I was working on being able to cross the 25-m pool with continuous swimming (and breathing, don’t forget the breathing). And it amazed me how tiring that alone was! By about 20 m my body wanted to stop (or was desperate for a proper breath). I found that I was having a lot of trouble getting air on my left side, so switched to breathing every two strokes, always on the right, to see if that worked better. It did. That doesn’t mean I should neglect my left side practice, but at least I was getting some air.
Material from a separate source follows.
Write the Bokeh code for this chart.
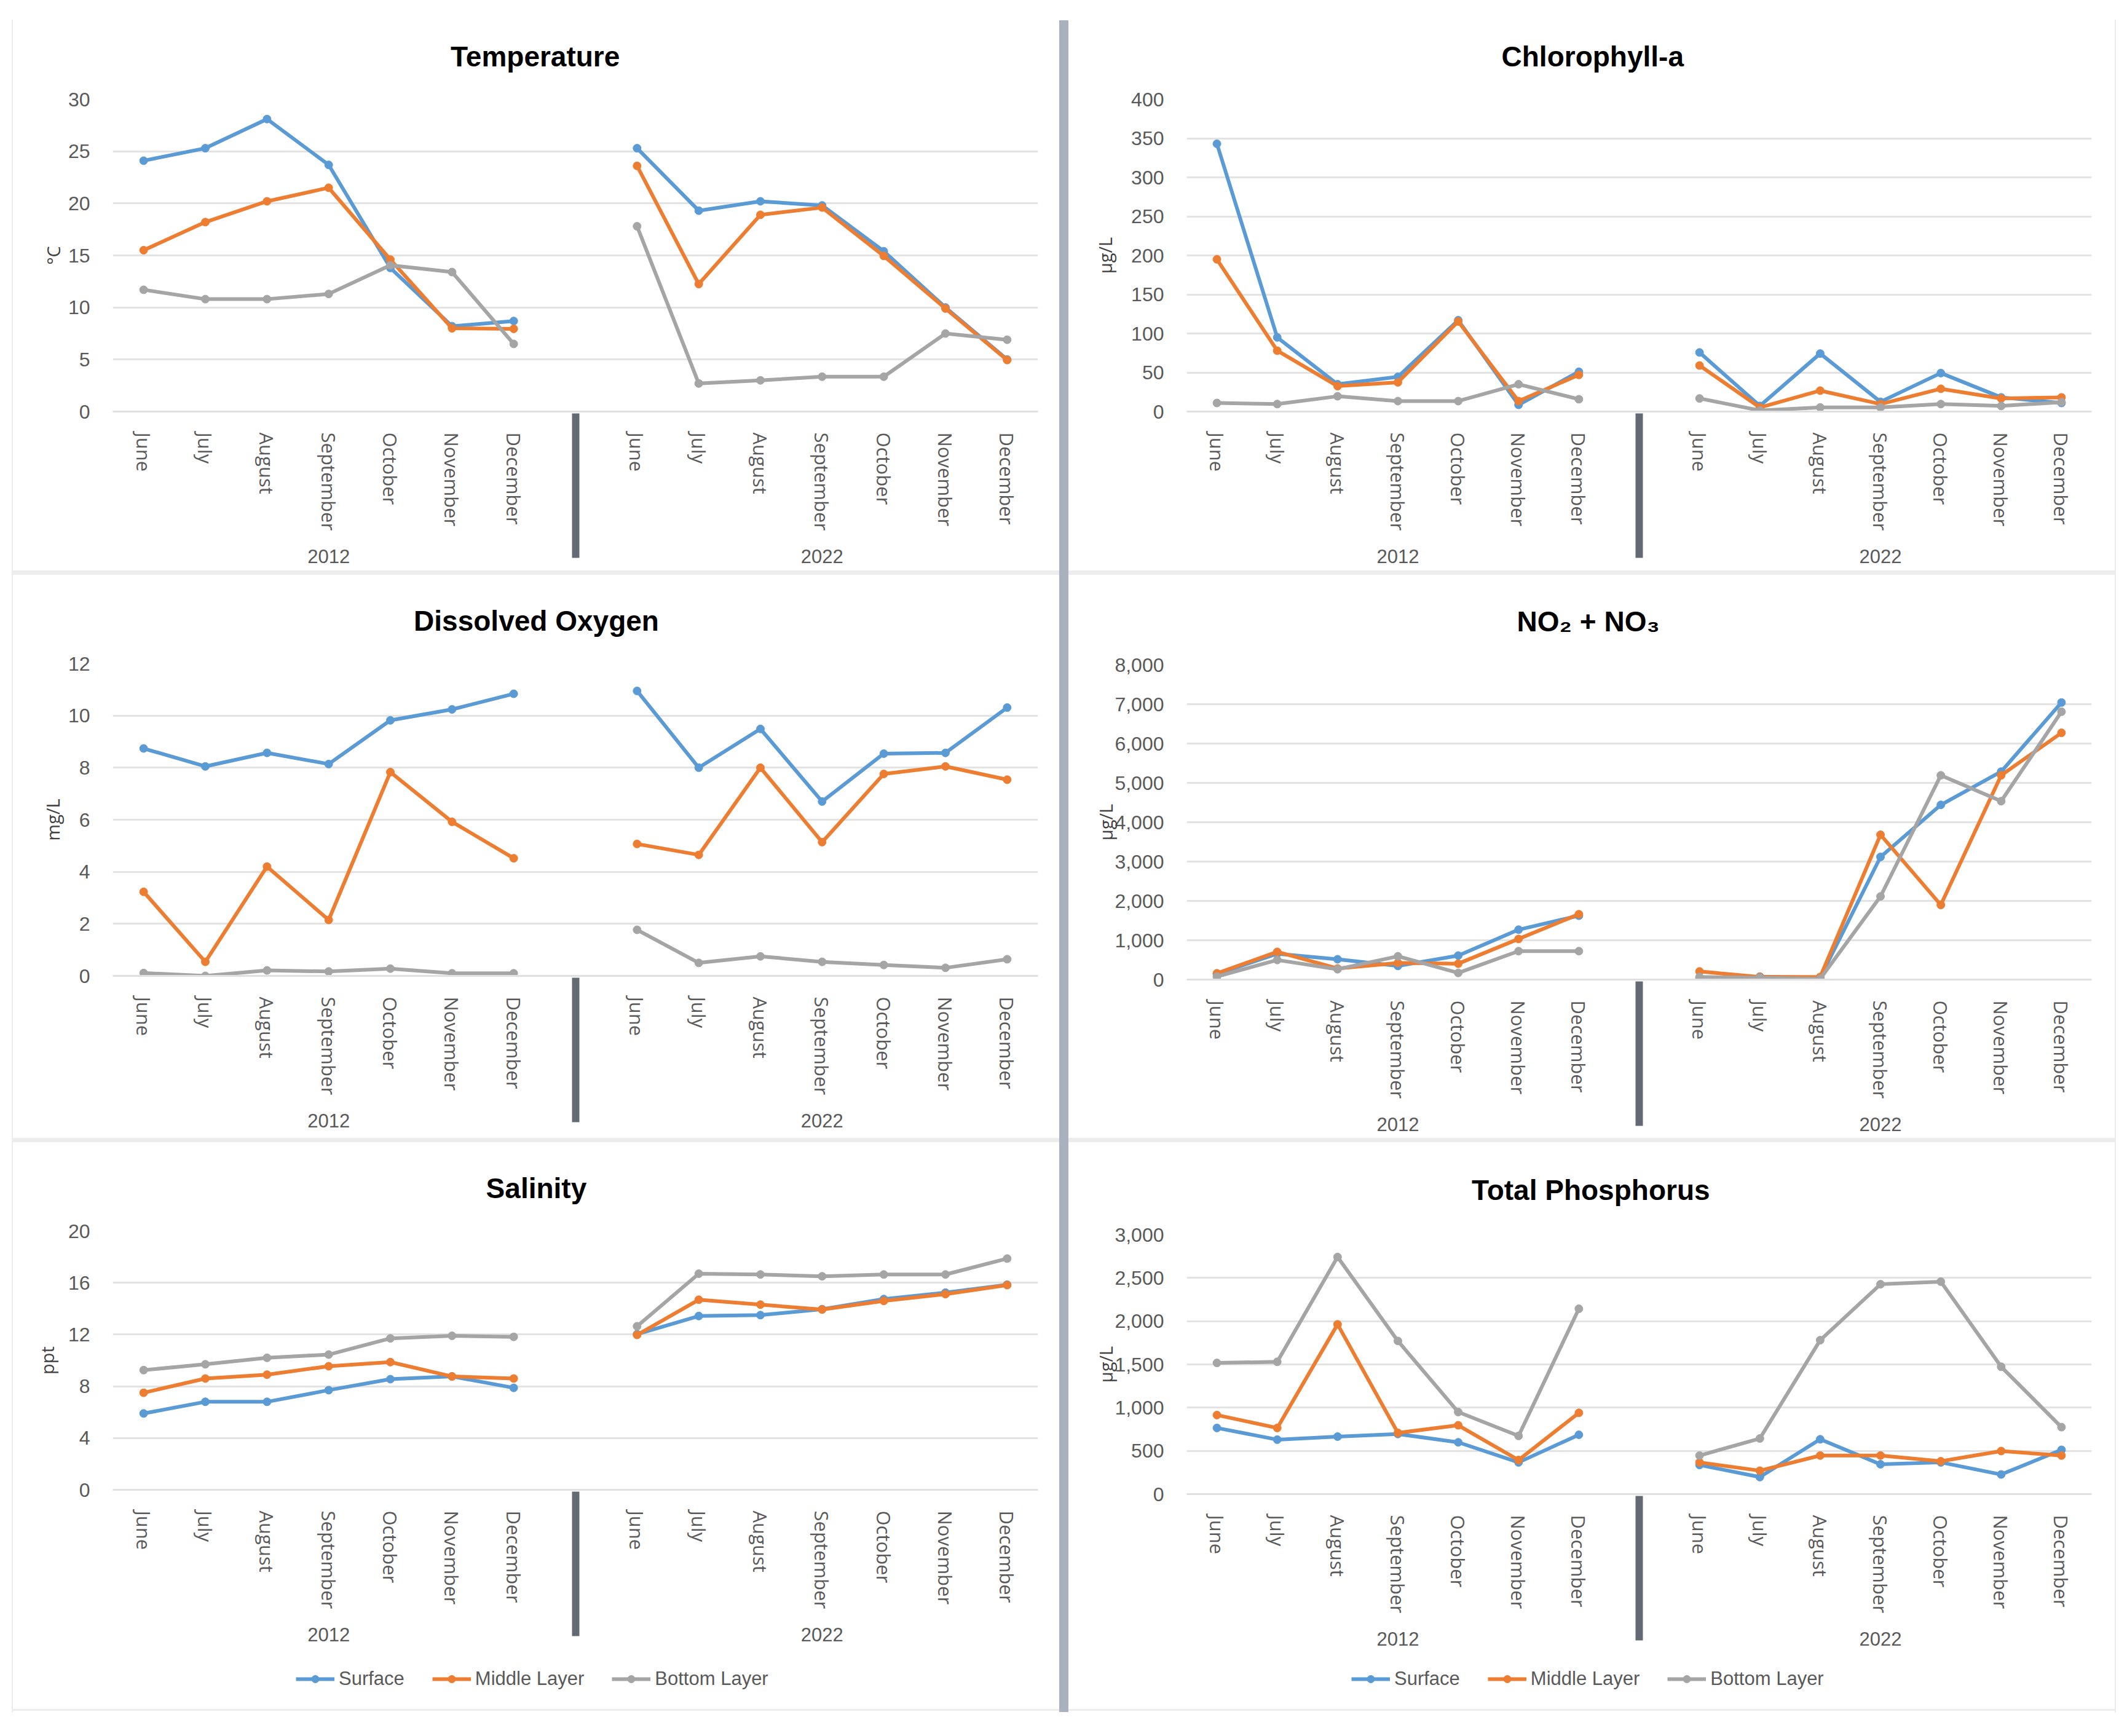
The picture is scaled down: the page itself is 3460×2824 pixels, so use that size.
from bokeh.plotting import figure
from bokeh.models import (FactorRange, Range1d, FixedTicker, NumeralTickFormatter,
                          Legend, LegendItem, Spacer, Title)
from bokeh.layouts import row, column
from bokeh.embed import file_html
from bokeh.resources import INLINE

years = ["2012", "2022"]
months = ["June", "July", "August", "September", "October", "November", "December"]
layers = ["Surface", "Middle Layer", "Bottom Layer"]
colors = ["#5b9bd5", "#ed7d31", "#a5a5a5"]

# values: 7 for 2012 followed by 7 for 2022
temp_surface = [24.1, 25.3, 28.1, 23.7, 13.8, 8.2, 8.7, 25.3, 19.3, 20.2, 19.8, 15.4, 10.0, 5.0]
temp_middle = [15.5, 18.2, 20.2, 21.5, 14.6, 8.0, 7.95, 23.6, 12.25, 18.9, 19.6, 14.95, 9.9, 4.95]
temp_bottom = [11.7, 10.8, 10.8, 11.3, 14.05, 13.4, 6.5, 17.8, 2.7, 3.0, 3.35, 3.35, 7.5, 6.9]

chl_surface = [343, 95, 35, 44.5, 117, 8.6, 51, 75.7, 7.2, 74.3, 12.5, 49.3, 18.2, 11]
chl_middle = [195, 78, 32.6, 37.4, 115.4, 13.4, 47, 59, 5.3, 26.8, 9.6, 29.2, 16.8, 18.2]
chl_bottom = [11, 9.6, 19.6, 13.4, 13.4, 35, 15.8, 16.8, 1.4, 5.3, 5.3, 9.6, 7.2, 12]

do_surface = [8.74, 8.05, 8.57, 8.14, 9.82, 10.24, 10.84, 10.95, 8.0, 9.49, 6.7, 8.54, 8.57, 10.31]
do_middle = [3.23, 0.54, 4.2, 2.15, 7.83, 5.92, 4.52, 5.07, 4.65, 8.0, 5.14, 7.76, 8.05, 7.54]
do_bottom = [0.11, 0.0, 0.21, 0.17, 0.28, 0.1, 0.1, 1.77, 0.5, 0.75, 0.54, 0.42, 0.31, 0.64]

no_surface = [140, 657, 516, 347, 610, 1268, 1624, 28, 75, 47, 3117, 4441, 5286, 7042]
no_middle = [160, 704, 282, 423, 404, 1033, 1662, 207, 66, 66, 3681, 1897, 5192, 6272]
no_bottom = [75, 498, 263, 592, 169, 723, 723, 66, 47, 19, 2113, 5192, 4535, 6808]

sal_surface = [5.9, 6.8, 6.8, 7.7, 8.55, 8.76, 7.88, 12.03, 13.43, 13.5, 13.96, 14.74, 15.24, 15.85]
sal_middle = [7.5, 8.6, 8.9, 9.55, 9.87, 8.76, 8.6, 11.97, 14.69, 14.31, 13.93, 14.6, 15.12, 15.82]
sal_bottom = [9.25, 9.7, 10.2, 10.45, 11.7, 11.9, 11.82, 12.64, 16.7, 16.64, 16.5, 16.64, 16.64, 17.87]

tp_surface = [765, 630, 665, 695, 599, 367, 686, 337, 197, 634, 345, 367, 227, 512]
tp_middle = [914, 765, 1963, 708, 796, 394, 940, 367, 271, 446, 446, 380, 498, 446]
tp_bottom = [1517, 1530, 2742, 1771, 949, 673, 2143, 446, 643, 1780, 2427, 2457, 1473, 774]

NUM = "Liberation Sans"
SANS = "Open Sans"
TXT = "#595959"
TITLE_PX = 46
TITLE_BOX = 55  # measured height of the title text box

# frames in one column are aligned by the layout, so borders are per column
BL_L, BR_L = 162, 35
BL_R, BR_R = 192, 38


def panel(title, title_em, ylabel, series, ymax, step, comma, w, h, bl, br, bt, bb,
          ylab_standoff):
    factors = [(y, m) for y in years for m in months]
    p = figure(x_range=FactorRange(factors=factors, group_padding=1.0, range_padding=0),
               y_range=Range1d(0, ymax), width=w, height=h,
               output_backend="svg", toolbar_location=None,
               min_border_left=bl, min_border_right=br,
               min_border_top=bt, min_border_bottom=bb)
    p.outline_line_color = None
    p.background_fill_color = "white"
    p.border_fill_color = "white"

    ticker = FixedTicker(ticks=list(range(0, ymax + 1, step)))
    p.yaxis.ticker = ticker
    p.ygrid.ticker = ticker
    p.ygrid.grid_line_color = "#e3e3e3"
    p.ygrid.grid_line_width = 3
    p.xgrid.grid_line_color = None
    if comma:
        p.yaxis.formatter = NumeralTickFormatter(format="0,0")
    p.yaxis.axis_line_color = None
    p.yaxis.major_tick_line_color = None
    p.yaxis.minor_tick_line_color = None
    p.yaxis.major_label_standoff = 31
    p.yaxis.major_label_text_font = NUM
    p.yaxis.major_label_text_font_size = "32px"
    p.yaxis.major_label_text_color = TXT
    p.yaxis.axis_label = ylabel
    p.yaxis.axis_label_text_font = SANS
    p.yaxis.axis_label_text_font_size = "29px"
    p.yaxis.axis_label_text_font_style = "normal"
    p.yaxis.axis_label_text_color = "#404040"
    p.yaxis.axis_label_standoff = ylab_standoff

    xa = p.xaxis[0]
    xa.axis_line_color = "#e0e0e0"
    xa.axis_line_width = 3
    xa.major_tick_line_color = None
    xa.minor_tick_line_color = None
    xa.major_label_orientation = "vertical"
    xa.major_label_standoff = 28
    xa.major_label_text_font = SANS
    xa.major_label_text_font_size = "31px"
    xa.major_label_text_color = TXT
    xa.group_text_font = NUM
    xa.group_text_font_size = "31px"
    xa.group_text_color = TXT
    xa.group_text_font_style = "normal"
    xa.separator_line_color = "#646a73"
    xa.separator_line_width = 12

    for name, color, vals in zip(layers, colors, series):
        for i, yr in enumerate(years):
            xs = [(yr, m) for m in months]
            ys = vals[i * 7:(i + 1) * 7]
            p.line(xs, ys, line_color=color, line_width=6)
            p.scatter(xs, ys, marker="circle", size=13, fill_color=color, line_color=color)

    # title, centred on the whole panel (left aligned with a computed offset)
    text_w = title_em * TITLE_PX
    off = (w / 2 - bl) - text_w / 2
    p.title = Title(text=title, align="left", offset=off, standoff=bt - TITLE_BOX - 1,
                    text_font=NUM, text_font_size=f"{TITLE_PX}px", text_font_style="bold",
                    text_color="#000000")
    return p


def legend_fig(w, series, bl, br, legend_x):
    q = figure(width=w, height=78, output_backend="svg", toolbar_location=None,
               x_axis_type=None, y_axis_type=None,
               min_border_left=bl, min_border_right=br, min_border_top=0, min_border_bottom=0)
    q.outline_line_color = None
    q.xgrid.grid_line_color = None
    q.ygrid.grid_line_color = None
    items = []
    for name, color, vals in zip(layers, colors, series):
        xs = list(range(len(vals)))
        l = q.line(xs, vals, line_color=color, line_width=6, visible=False)
        s = q.scatter(xs, vals, marker="circle", size=13, fill_color=color,
                      line_color=color, visible=False)
        items.append(LegendItem(label=name, renderers=[l, s]))
    lg = Legend(items=items, orientation="horizontal",
                location=(legend_x, 31),
                label_text_font=NUM, label_text_font_size="31px",
                label_text_color=TXT, glyph_width=63, glyph_height=30,
                spacing=45, label_standoff=7, border_line_color=None,
                margin=0, padding=0, background_fill_alpha=0,
                inactive_fill_alpha=0)
    q.add_layout(lg)
    return q


W_L, W_R = 1702, 1702

tl = panel("Temperature", 6.06, "°C", [temp_surface, temp_middle, temp_bottom], 30, 5, False,
           W_L, 911, BL_L, BR_L, 144, 259, 2)
tr = panel("Chlorophyll-a", 6.39, "µg/L", [chl_surface, chl_middle, chl_bottom], 400, 50, False,
           W_R, 911, BL_R, BR_R, 144, 259, 20)
ml = panel("Dissolved Oxygen", 8.67, "mg/L", [do_surface, do_middle, do_bottom], 12, 2, False,
           W_L, 916, BL_L, BR_L, 144, 264, 3)
mr = panel("NO₂ + NO₃", 5.3, "µg/L", [no_surface, no_middle, no_bottom], 8000, 1000, True,
           W_R, 916, BL_R, BR_R, 146, 258, -8)
sal_series = [sal_surface, sal_middle, sal_bottom]
tp_series = [tp_surface, tp_middle, tp_bottom]
bl_ = panel("Salinity", 3.56, "ppt", sal_series, 20, 4, False,
            W_L, 844, BL_L, BR_L, 144, 279, 12)
br_ = panel("Total Phosphorus", 8.5, "µg/L", tp_series, 3000, 500, True,
            W_R, 844, BL_R, BR_R, 150, 272, -8)

band = {"background-color": "#ececec"}
TOP = 17
left_col = column(Spacer(width=W_L, height=TOP), tl, Spacer(width=W_L, height=7, styles=band),
                  ml, Spacer(width=W_L, height=7, styles=band), bl_,
                  legend_fig(W_L, sal_series, BL_L, BR_L, 298),
                  Spacer(width=W_L, height=3, styles=band))
vsep = column(Spacer(width=15, height=33),
              Spacer(width=15, height=2752, styles={"background-color": "#a9b1bf"}))
right_col = column(Spacer(width=W_R, height=TOP), tr, Spacer(width=W_R, height=7, styles=band),
                   mr, Spacer(width=W_R, height=7, styles=band), br_,
                   legend_fig(W_R, tp_series, BL_R, BR_R, 268),
                   Spacer(width=W_R, height=3, styles=band))
edge_l = column(Spacer(width=2, height=32), Spacer(width=2, height=2754, styles=band))
edge_r = column(Spacer(width=2, height=32), Spacer(width=2, height=2754, styles=band))
page = row(Spacer(width=19, height=10), edge_l, left_col, vsep, right_col, edge_r)

open("out.html", "w").write(file_html(page, INLINE))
I found that initially with my unpracticed, inefficient “freestyle”, it took me about 40 seconds to cross the pool. For comparison, I tried crossing it while swimming on my back. That took almost the same amount of time, with HALF the exertion, and I could breathe freely. (The only drawback, of course, is the lack of visibility ahead, but I can live with that.) Now if this were generally true, it seems that the freestyle would be less popular. So I hypothesized that it must be possible to greatly improve my freestyle speed, otherwise everyone would be back-stroking. With renewed gusto, I kicked off and powered across the pool freestyle and made it in 30 seconds, which is certainly faster, but it totally wore me out. I stared back across the pool and thought, “How am I ever going to make it through 150 meters?”
For comparison, apparently the women’s freestyle speed record (for a 50-m swim) is 2.11 m/s (Britta Steffen). I’m managing something like 0.8 m/s over 25 m, so I have lots of room for improvement. Perhaps I can glean some tips from this brain-bedazzling analysis of the freestyle stroke. Or maybe these freestyle drills would be more immediately useful.
One heartening thought about the real race is that, even if I were to stop and take breaks at the end of its 50-m lengths, I now know it can’t possibly result in more than 5-6 minutes total of water torture. If I were actually able to maintain my above pace, I would complete the swim in 3 minutes. I very much doubt that will happen, but now at least I have some bounds on the expected duration. And I can always roll onto my back if the crawl is killing me! (Part of me wonders how embarrassing it would be to do the whole thing on my back. The rules say you can use “any stroke” you want, after all!)
An extra challenge, of course, is that during the triathlon there will be other swimmers in the pool with me. I will have to dodge kicks and flailing arms and not lose track of where I’m going. I doubt I’ll get the chance to practice that before race day, so I’ll just have to learn on the fly.
After half an hour of practice today, I was shot. Both of my triceps are sore, and some various back muscles are unusually vocal. I guess that means that I was doing something useful with them, but at the same time, it boggles the mind just how weak some muscles can be!